■ Written problem:
Leaving out every picture, retype the lines below from the top through the one that contains "220.0, 221.6, 219.2, 216.3, 209.6, 231.41]".

┄┄┄┄┄┄┄┄┄┄

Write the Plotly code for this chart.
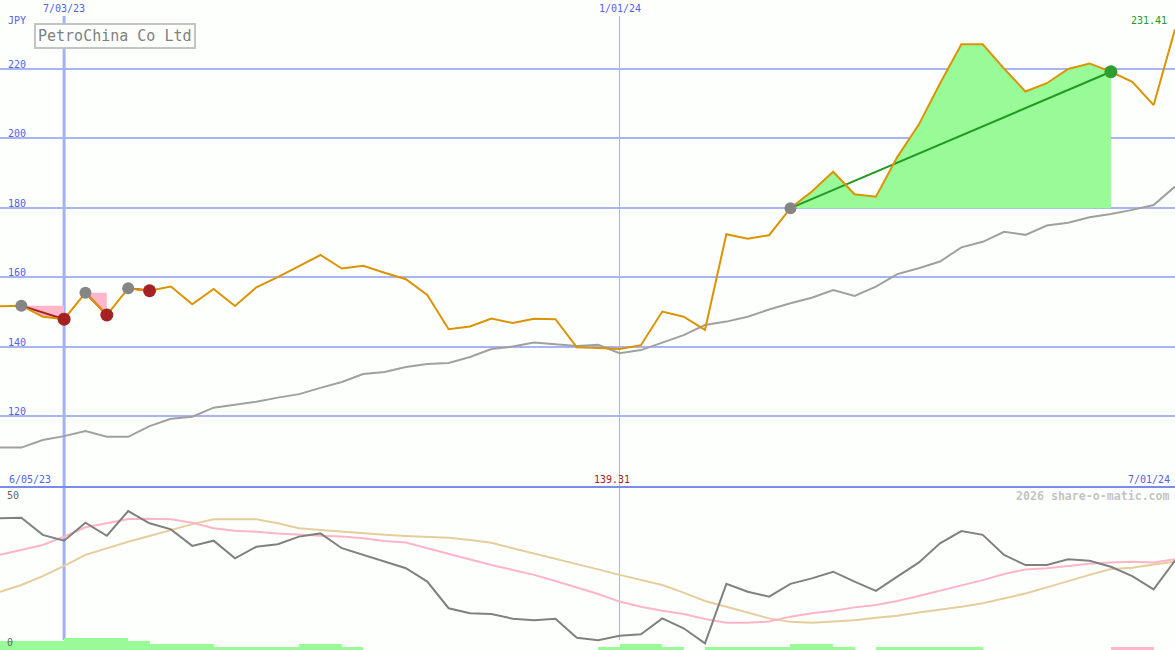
import pandas as pd
import plotly.graph_objects as go

# ---------------- data ----------------
dates = pd.date_range("2023-06-12", periods=56, freq="7D")

price = [151.6, 151.8, 148.6, 147.9, 155.5, 149.1, 156.8, 156.1, 157.3, 152.2,
         156.6, 151.7, 157.1, 160.0, 163.2, 166.4, 162.5, 163.3, 161.3, 159.4,
         154.9, 145.0, 145.8, 148.1, 146.8, 148.0, 147.9, 139.8, 139.6, 139.31,
         140.4, 150.1, 148.6, 144.8, 172.4, 171.1, 172.1, 179.9, 184.7, 190.4,
         183.9, 183.2, 194.6, 203.9, 215.8, 227.1, 227.1, 220.1, 213.5, 215.9,
         220.0, 221.6, 219.2, 216.3, 209.6, 231.41]

moving_avg = [110.9, 110.9, 113.1, 114.2, 115.7, 114.0, 114.0, 117.1, 119.2, 119.8,
              122.4, 123.2, 124.1, 125.3, 126.3, 128.1, 129.8, 132.1, 132.7, 134.1,
              135.0, 135.3, 137.0, 139.3, 140.0, 141.2, 140.7, 140.2, 140.5, 138.1,
              139.0, 141.2, 143.3, 146.2, 147.2, 148.6, 150.7, 152.5, 154.1, 156.3,
              154.6, 157.3, 160.9, 162.6, 164.5, 168.6, 170.2, 173.1, 172.2, 174.9,
              175.7, 177.3, 178.2, 179.4, 180.8, 186.1]

oscillator = [42.3, 42.5, 36.6, 34.6, 40.8, 36.3, 44.8, 40.6, 38.5, 32.8,
              34.6, 28.5, 32.5, 33.4, 36.0, 37.1, 32.0, 29.7, 27.3, 25.1,
              20.5, 11.3, 9.6, 9.3, 7.7, 7.2, 7.7, 1.1, 0.3, 1.8,
              2.3, 7.8, 4.4, -0.8, 19.7, 17.0, 15.3, 19.7, 21.6, 23.9,
              20.5, 17.3, 22.2, 27.0, 33.7, 37.9, 36.6, 29.7, 26.2, 26.2,
              28.2, 27.7, 25.6, 22.4, 17.8, 27.7]

osc_fast = [29.7, 31.4, 33.1, 36.0, 39.2, 40.6, 42.1, 42.2, 42.0, 40.8,
            38.9, 38.0, 37.7, 37.1, 36.6, 36.3, 36.0, 35.4, 34.5, 34.0,
            32.0, 30.0, 28.2, 26.2, 24.5, 22.8, 20.7, 18.5, 16.2, 13.6,
            11.8, 10.4, 9.3, 7.6, 6.3, 6.3, 6.7, 8.4, 9.6, 10.4,
            11.6, 12.4, 13.8, 15.5, 17.3, 19.3, 21.0, 23.1, 24.7, 25.1,
            25.9, 26.6, 27.1, 27.3, 27.1, 28.2]

osc_slow = [17.0, 19.3, 22.4, 25.9, 29.7, 32.0, 34.2, 36.2, 38.3, 40.3,
            42.0, 42.1, 42.0, 40.6, 38.9, 38.3, 37.7, 37.1, 36.6, 36.2,
            36.0, 35.6, 34.8, 33.9, 32.0, 30.2, 28.5, 26.6, 24.7, 22.8,
            21.0, 19.3, 16.7, 13.8, 11.8, 9.8, 7.8, 6.6, 6.3, 6.7,
            7.2, 8.0, 8.7, 9.8, 10.7, 11.8, 13.0, 14.7, 16.4, 18.5,
            20.7, 22.8, 24.8, 25.3, 26.4, 27.3]

# weekly streak bars (positive = green, negative = pink)
streak = [3, 3, 3, 4, 4, 4, 3, 2, 2, 2,
          1, 1, 1, 1, 2, 2, 1, 0, 0, 0,
          0, 0, 0, 0, 0, 0, 0, 0, 1, 2,
          2, 1, 0, 1, 1, 1, 1, 2, 2, 1,
          0, 1, 1, 1, 1, 1, 0, 0, 0, 0,
          0, 0, -1, -1, 0]

trades = [(1, 3), (4, 5), (6, 7), (37, 52)]   # (entry index, exit index)

price_ticks = [120, 140, 160, 180, 200, 220]
date_marks = ["2023-07-03", "2024-01-01"]
date_mark_labels = ["7/03/23", "1/01/24"]
start_label = "6/05/23"
end_label = "7/01/24"
title = "PetroChina Co Ltd"
currency = "JPY"
osc_ticks = ["50", "0"]
credit = "2026 share-o-matic.com"

# ---------------- styling ----------------
W, H = 1175, 650
BLUE_TXT = "#5262e6"
GRID = "#a9b5f2"
MONO = "DejaVu Sans Mono"
BG = "#fdfffd"


def py(px):
    return 1 - px / H


fig = go.Figure()

# trade fills
for a, b in trades:
    win = price[b] > price[a]
    xs = list(dates[a:b + 1]) + [dates[b], dates[a]]
    ys = price[a:b + 1] + [price[a], price[a]]
    fig.add_trace(go.Scatter(x=xs, y=ys, fill="toself", mode="none",
                             fillcolor="#98fb98" if win else "#ffb6c9",
                             hoverinfo="skip", showlegend=False,
                             xaxis="x", yaxis="y"))

# moving average
fig.add_trace(go.Scatter(x=dates, y=moving_avg, mode="lines",
                         line=dict(color="#a0a0a0", width=2),
                         showlegend=False, xaxis="x", yaxis="y"))

# trade lines (below price)
for a, b in trades:
    win = price[b] > price[a]
    col = "#229a22" if win else "#a52222"
    fig.add_trace(go.Scatter(x=[dates[a], dates[b]], y=[price[a], price[b]],
                             mode="lines", line=dict(color=col, width=2),
                             showlegend=False, xaxis="x", yaxis="y"))

# price
fig.add_trace(go.Scatter(x=dates, y=price, mode="lines",
                         line=dict(color="#dc9300", width=2),
                         showlegend=False, xaxis="x", yaxis="y"))

# trade markers
for a, b in trades:
    win = price[b] > price[a]
    fig.add_trace(go.Scatter(x=[dates[a]], y=[price[a]], mode="markers",
                             marker=dict(color="#858585", size=12),
                             showlegend=False, xaxis="x", yaxis="y"))
    fig.add_trace(go.Scatter(x=[dates[b]], y=[price[b]], mode="markers",
                             marker=dict(color="#2e9e2e" if win else "#a52222", size=13),
                             showlegend=False, xaxis="x", yaxis="y"))

# streak bars (lower panel)
bar_x = [d + pd.Timedelta(days=3.5) for d in dates[:-1]]
fig.add_trace(go.Bar(x=bar_x, y=[abs(v) for v in streak],
                     width=7 * 24 * 3600 * 1000,
                     marker=dict(color=["#98fb98" if v >= 0 else "#ffb6c9" for v in streak],
                                 line=dict(width=0)),
                     showlegend=False, xaxis="x2", yaxis="y3"))

# oscillators
fig.add_trace(go.Scatter(x=dates, y=osc_slow, mode="lines",
                         line=dict(color="#e6cd9c", width=2),
                         showlegend=False, xaxis="x2", yaxis="y2"))
fig.add_trace(go.Scatter(x=dates, y=osc_fast, mode="lines",
                         line=dict(color="#ffb4c8", width=2),
                         showlegend=False, xaxis="x2", yaxis="y2"))
fig.add_trace(go.Scatter(x=dates, y=oscillator, mode="lines",
                         line=dict(color="#808080", width=2),
                         showlegend=False, xaxis="x2", yaxis="y2"))

# ---------------- shapes ----------------
shapes = []
for d, w in zip(date_marks, [3, 1]):
    shapes.append(dict(type="line", xref="x", yref="paper", x0=d, x1=d,
                       y0=py(640), y1=py(16), line=dict(color="#a3b1f4", width=w),
                       layer="below"))
shapes.append(dict(type="line", xref="paper", yref="paper", x0=0, x1=1,
                   y0=py(487), y1=py(487), line=dict(color="#7a8aee", width=2)))

# ---------------- annotations ----------------
ann = []


def txt(text, x, y, color, size=10, xanchor="left", xref="paper", bold=False, **kw):
    d = dict(text=("<b>%s</b>" % text) if bold else text, x=x, y=y, xref=xref, yref="paper",
             xanchor=xanchor, yanchor="middle", showarrow=False,
             font=dict(family=MONO, size=size, color=color))
    d.update(kw)
    ann.append(d)


txt(currency, 6 / W, py(21), BLUE_TXT)
for v in price_ticks:
    ann.append(dict(text=str(v), x=6 / W, y=v, xref="paper", yref="y",
                    xanchor="left", yanchor="bottom", yshift=-3, showarrow=False,
                    font=dict(family=MONO, size=10, color=BLUE_TXT)))
for d, lab in zip(date_marks, date_mark_labels):
    txt(lab, d, py(9), BLUE_TXT, xanchor="center", xref="x")
txt(start_label, 7 / W, py(479), BLUE_TXT)
txt(end_label, 1172 / W, py(479), BLUE_TXT, xanchor="right")
txt("%.2f" % min(price), 612 / W, py(479), "#a52222", xanchor="center")
txt("%.2f" % price[-1], 1169 / W, py(21), "#229a22", xanchor="right")
txt(credit, 1172 / W, py(496), "#c4c4c4", size=11.6, xanchor="right", bold=True)
txt(osc_ticks[0], 5 / W, py(495.5), "#666666")
txt(osc_ticks[1], 5 / W, py(642), "#666666")
txt(title, 115 / W, py(36), "#808080", size=15, xanchor="center",
    bordercolor="#c4c4c4", borderwidth=2, borderpad=2, bgcolor=BG)

fig.update_layout(
    width=W, height=H, margin=dict(l=0, r=0, t=0, b=0),
    paper_bgcolor=BG, plot_bgcolor=BG, showlegend=False,
    bargap=0,
    xaxis=dict(range=[dates[0], dates[-1]], visible=False, anchor="y"),
    xaxis2=dict(range=[dates[0], dates[-1]], visible=False, anchor="y2", matches="x"),
    yaxis=dict(domain=[py(487), 1], range=[99.54, 239.88], tickvals=price_ticks,
               showticklabels=False, showgrid=True, gridcolor=GRID, gridwidth=2,
               zeroline=False, showline=False, ticks=""),
    yaxis2=dict(domain=[0, py(488)], range=[-3.10, 52.76], showgrid=False,
                showticklabels=False, zeroline=False, ticks=""),
    yaxis3=dict(overlaying="y2", anchor="x2", range=[0, 54], showgrid=False,
                showticklabels=False, zeroline=False, ticks="", domain=[0, py(488)]),
    shapes=shapes, annotations=ann,
)

fig.write_html("out.html", config={"displayModeBar": False},
               post_script="document.body.style.margin='0';")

┄┄┄┄┄┄┄┄┄┄

■ The completed task:
Write the Plotly code for this chart.
import pandas as pd
import plotly.graph_objects as go

# ---------------- data ----------------
dates = pd.date_range("2023-06-12", periods=56, freq="7D")

price = [151.6, 151.8, 148.6, 147.9, 155.5, 149.1, 156.8, 156.1, 157.3, 152.2,
         156.6, 151.7, 157.1, 160.0, 163.2, 166.4, 162.5, 163.3, 161.3, 159.4,
         154.9, 145.0, 145.8, 148.1, 146.8, 148.0, 147.9, 139.8, 139.6, 139.31,
         140.4, 150.1, 148.6, 144.8, 172.4, 171.1, 172.1, 179.9, 184.7, 190.4,
         183.9, 183.2, 194.6, 203.9, 215.8, 227.1, 227.1, 220.1, 213.5, 215.9,
         220.0, 221.6, 219.2, 216.3, 209.6, 231.41]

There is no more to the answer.